From one white kid to another, it doesn’t destroy you to let your guard down and listen to others. It will make you and your relationships stronger. We carry our ignorance casually, by way of jokes and common language. These are microaggressions. Microaggressions remind marginalized people (queer people, trans people, disabled people, women, people of color) that they are not like everyone else, that they are different, and it is implied with this focus, lesser. Even men experience minor microaggressions that aim to keep them in a box of strict masculinity. Men become the butt of jokes when they dabble in anything feminine (the hate on man buns, anyone?). And these things keep us apart. They keep us from relating to one another, and instead train us to see people as foreign objects.

These behaviors are the small blocks that keep big walls up around marginalized people in terms of education, work, and housing opportunities. As white people, thinking about marginalized people as different works horribly against them, even if it doesn’t feel like it to us. Even as a white girl who is hyper-aware of these issues and constantly trying to educate myself in new ways, I feel that disconnect. I am aware of and sympathetic to the issues suffered by marginalized groups, and I seek to understand their feelings of dissatisfaction and pain. But I do not feel their feelings in my bones the way they do. It does not break me down. Even my experiences as a woman aren’t as exhausting as those of female friends of mine who have been through sexual assaults or in bad relationships. I do not feel their female experience the way they feel it.

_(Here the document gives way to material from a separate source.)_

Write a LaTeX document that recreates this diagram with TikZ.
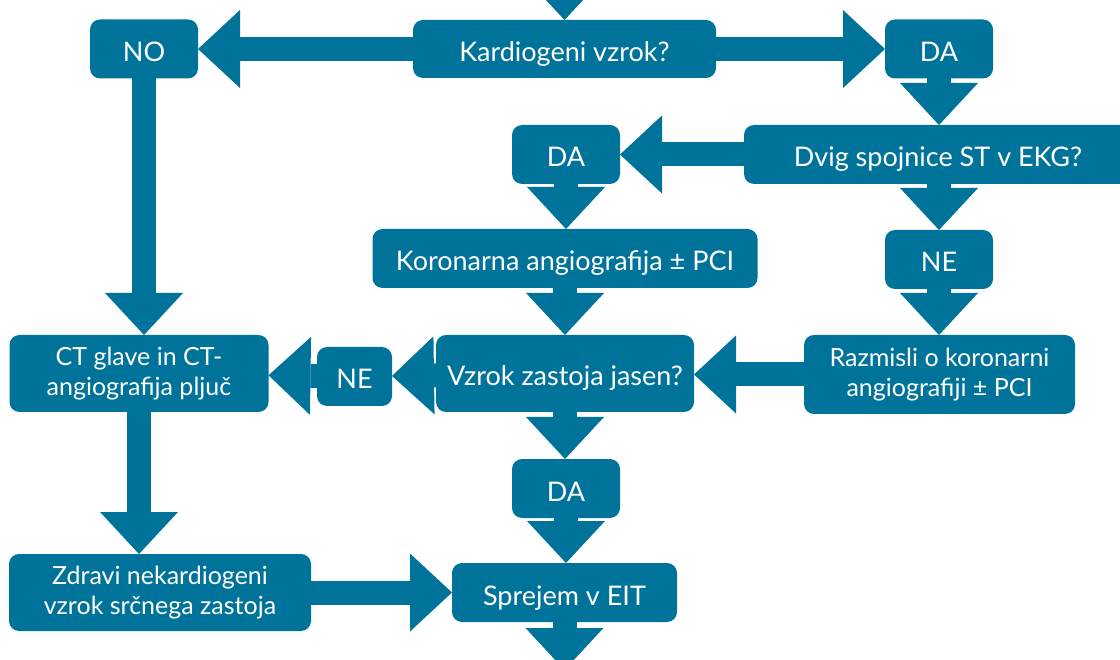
\documentclass[tikz,border=0pt]{standalone}
\usepackage{fontspec}
\setmainfont{Lato}
\usepackage{tikz}
\usetikzlibrary{arrows.meta,positioning}
\definecolor{flowblue}{RGB}{0,115,155}

\begin{document}
\begin{tikzpicture}[x=1pt,y=-1pt,->,>={Triangle[width=78pt,length=42pt,line width=0pt]},
                    line width=24pt,color=flowblue,
                    basebox/.style={fill=flowblue,text=white,rounded corners=10pt,inner sep=0pt,
                                outer sep=0pt,align=center},
                    box/.style={basebox,text height=25pt,text depth=0pt,font=\fontsize{27}{30}\selectfont},
                    twoline/.style={basebox,font=\fontsize{25}{30}\selectfont},
                    answer/.style={box,minimum width=108pt,minimum height=59pt}]

  \useasboundingbox (0,0) rectangle (1120,660);

  \coordinate (topin) at (564.5,-60);
  \coordinate (botout) at (564.5,670);

  \node[box,minimum width=303pt,minimum height=58pt] at(564.5,49) (kard) {Kardiogeni vzrok?};
  \node[answer] at(144,49) (no) {NO};
  \node[answer] at(939,49) (da1) {DA};
  \node[box,minimum width=388pt,minimum height=59pt] at(938,154.5) (dvig) {Dvig spojnice ST v EKG?};
  \node[answer] at(566,154.5) (da2) {DA};
  \node[box,minimum width=385pt,minimum height=59pt] at(565,258.5) (koro) {Koronarna angiografija ± PCI};
  \node[answer] at(939,259.5) (ne1) {NE};
  \node[twoline,minimum width=271pt,minimum height=79pt] at(939.5,374.5) (razm) {Razmisli o koronarni\\angiografiji ± PCI};
  \node[box,minimum width=258pt,minimum height=77pt] at(565,373.5) (vzrok) {Vzrok zastoja jasen?};
  \node[box,minimum width=75pt,minimum height=59pt] at(354.5,376.5) (ne2) {NE};
  \node[twoline,minimum width=259pt,minimum height=77pt] at(139,373.5) (ct) {CT glave in CT-\\angiografija pljuč};
  \node[answer] at(566,488.5) (da3) {DA};
  \node[twoline,minimum width=302pt,minimum height=77pt] at(160,592.5) (zdravi) {Zdravi nekardiogeni\\vzrok srčnega zastoja};
  \node[box,minimum width=225pt,minimum height=59pt] at(564.5,592.5) (sprejem) {Sprejem v EIT};

  \path (topin) edge (kard.north)
        (kard) edge (no)
        (kard) edge (da1)
        (da1.south) edge (da1.south |- dvig.north)
        (dvig) edge (da2)
        (da2.south) edge (da2.south |- koro.north)
        (dvig.south -| ne1.north) edge (ne1.north)
        (koro.south) edge (koro.south |- vzrok.north)
        (ne1.south) edge (ne1.south |- razm.north)
        (razm.west) edge (razm.west -| vzrok.east)
        (vzrok) edge (ne2)
        (ne2) edge (ct)
        (no.south) edge (no.south |- ct.north)
        (ct.south) edge (ct.south |- zdravi.north)
        (zdravi) edge (sprejem)
        (vzrok.south) edge (vzrok.south |- da3.north)
        (da3.south) edge (da3.south |- sprejem.north)
        (sprejem) edge (botout)
        ;

\end{tikzpicture}
\end{document}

That’s to be expected. We cannot ever fully put ourselves in another’s shoes. But we have ears and eyes and minds and we can listen and see and think. We do not have to be ignorant to the experiences of others. Ignoring opportunities to learn is a choice. Even when one makes the choice to learn, there is no end, no graduation from that education. I can never walk in the shoes of other people, or even in those of my close friends. But I will press my foot into that stiff shoe until it bleeds. When we’re ignored, we doubt our voices. If no one is listening, am I even heard? It is our responsibility to listen to others. I am here, and I am listening.